Lamination and encapsulating tips

Jul 29th 2015 at 4:14 AM

We are a nation of antique lovers. For many amateur collectors who want to preserve priceless family heirlooms, autograph collections, or even ageing photographs of historical value, it may seem that laminating them is the natural choice. Lamination is after all the best way to protect documents, as it prevents them from being harmed by damp, atmospheric dirt and pollution, and the friction that over time can cause serious deterioration.

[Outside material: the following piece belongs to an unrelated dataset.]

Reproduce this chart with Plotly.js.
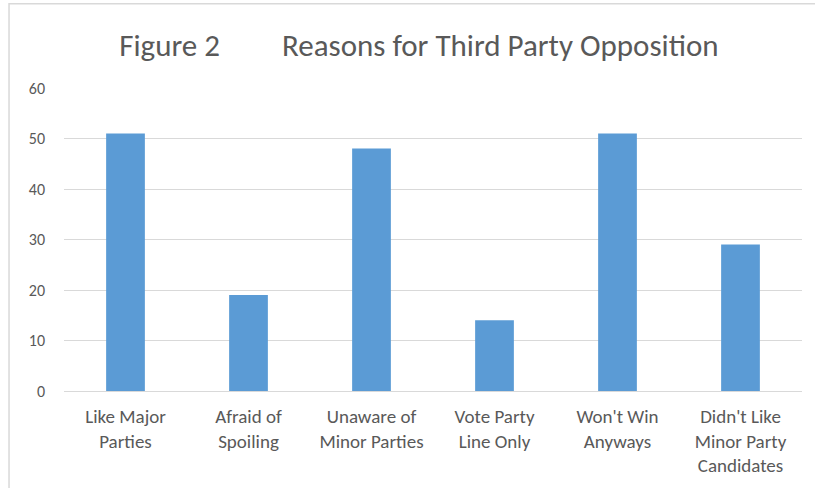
<!DOCTYPE html>
<html>
<head>
<meta charset="utf-8">
<script src="https://cdn.plot.ly/plotly-3.0.1.min.js"></script>
<style>
  html, body { margin: 0; padding: 0; background: #ffffff; }
  #chart { width: 815px; height: 488px; }
</style>
</head>
<body>
<div id="chart"></div>
<script>
// Reasons given for opposing third parties
const categories = [
  "Like Major<br>Parties",
  "Afraid of<br>Spoiling",
  "Unaware of<br>Minor Parties",
  "Vote Party<br>Line Only",
  "Won't Win<br>Anyways",
  "Didn't Like<br>Minor Party<br>Candidates"
];
const counts = [51, 19, 48, 14, 51, 29];
const yTicks = [0, 10, 20, 30, 40, 50, 60];

const fontFamily = "Carlito, Lato, 'Open Sans', sans-serif";
const textColor = "#595959";
const gridColor = "#d9d9d9";

const trace = {
  type: "bar",
  x: categories,
  y: counts,
  marker: { color: "#5b9bd5", line: { width: 0 } },
  hoverinfo: "x+y"
};

const layout = {
  width: 815,
  height: 488,
  margin: { l: 64, r: 13, t: 88, b: 97 },
  paper_bgcolor: "#ffffff",
  plot_bgcolor: "#ffffff",
  showlegend: false,
  bargap: 0.685,
  font: { family: fontFamily, color: textColor },
  title: {
    text: "Figure 2\u2003\u2003Reasons for Third Party Opposition",
    font: { family: fontFamily, size: 31, color: textColor },
    x: 0.514,
    xanchor: "center",
    xref: "container",
    y: 0.908,
    yanchor: "middle",
    yref: "container"
  },
  xaxis: {
    type: "category",
    showgrid: false,
    zeroline: false,
    showline: true,
    linecolor: gridColor,
    linewidth: 1,
    ticks: "",
    tickfont: { family: fontFamily, size: 19, color: textColor },
    ticklabelstandoff: 8
  },
  yaxis: {
    range: [0, 60],
    tickvals: yTicks,
    ticktext: yTicks.map(String),
    showgrid: true,
    gridcolor: gridColor,
    gridwidth: 1,
    zeroline: false,
    showline: false,
    ticks: "",
    tickfont: { family: fontFamily, size: 16, color: textColor },
    ticklabelstandoff: 18
  },
  shapes: [
    {
      type: "path",
      xref: "paper",
      yref: "paper",
      path: "M -0.0745 -0.45 L -0.0745 1.2777 L 1.05 1.2777",
      line: { color: gridColor, width: 1.5 },
      layer: "above"
    }
  ]
};

Plotly.newPlot("chart", [trace], layout, { displayModeBar: false, staticPlot: true });
</script>
</body>
</html>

But antiques are one area where lamination needs to be used with caution. By covering the surface of the document with laminating film, you deny the access needed to authenticate it. This may then reduce the antique’s value. Nevertheless, given the enthusiasm for laminating UK antique collectors often demonstrate, it is inevitable that many will choose to continue protecting their antiques using this process. Recognising this, here are some helpful tips on how to laminate antique documents safely.

Avoiding heat

An important first consideration is never to use a heat laminator to laminate thermal paper, photographs, or any temperature sensitive surface. These surfaces react negatively to heat. Thermal paper, for example, turns black in the presence of heat, meaning that you will lose all the information it contains. Some documents that are created using thermal paper include concert tickets, airline passes and many types of photos. To laminate or encapsulate these, you should use a cold laminator.

For those antiques which are not heat sensitive, still be sure to use a modern, high-quality laminating machine that offers a choice of heat settings. This is because the ideal setting depends on the thickness of the paper. If the paper is thin and you use too high a setting, you may encounter wrinkles or folds in the surface of the lamination film. If the paper is thick and you use a temperature that is too cold, the paper may develop air pockets. If either of these faults occur, the best way to remove them is to laminate the paper again at the correct temperature for the document’s thickness.

Ideally, you should do a test run before laminating any valuable items, using a document that is similar in thickness and size. This way you can be confident that you have chosen the right type of film, and the right temperature..

Maximum protection

If maximum protection is your goal, consider encapsulating the item. Encapsulating is a type of lamination that provides all-round protection. It involves placing the document inside a transparent pouch and then sealing it using a laminating machine. As its name suggests, encapsulating covers all surfaces of the document, literally ‘encapsulating’ it in plastic film.  Carried out properly, encapsulation will provide a watertight, airtight seal that will protect the document indefinitely.

After the antique document has cooled, trim the excess border using a guillotine. But do this carefully, leaving an ample border around the document, to ensure you do not expose any of it to the atmosphere.

Lamination is a wonderful way to protect documents, but with antiques it should be done with care, using the right machine and settings for the particular document in hand.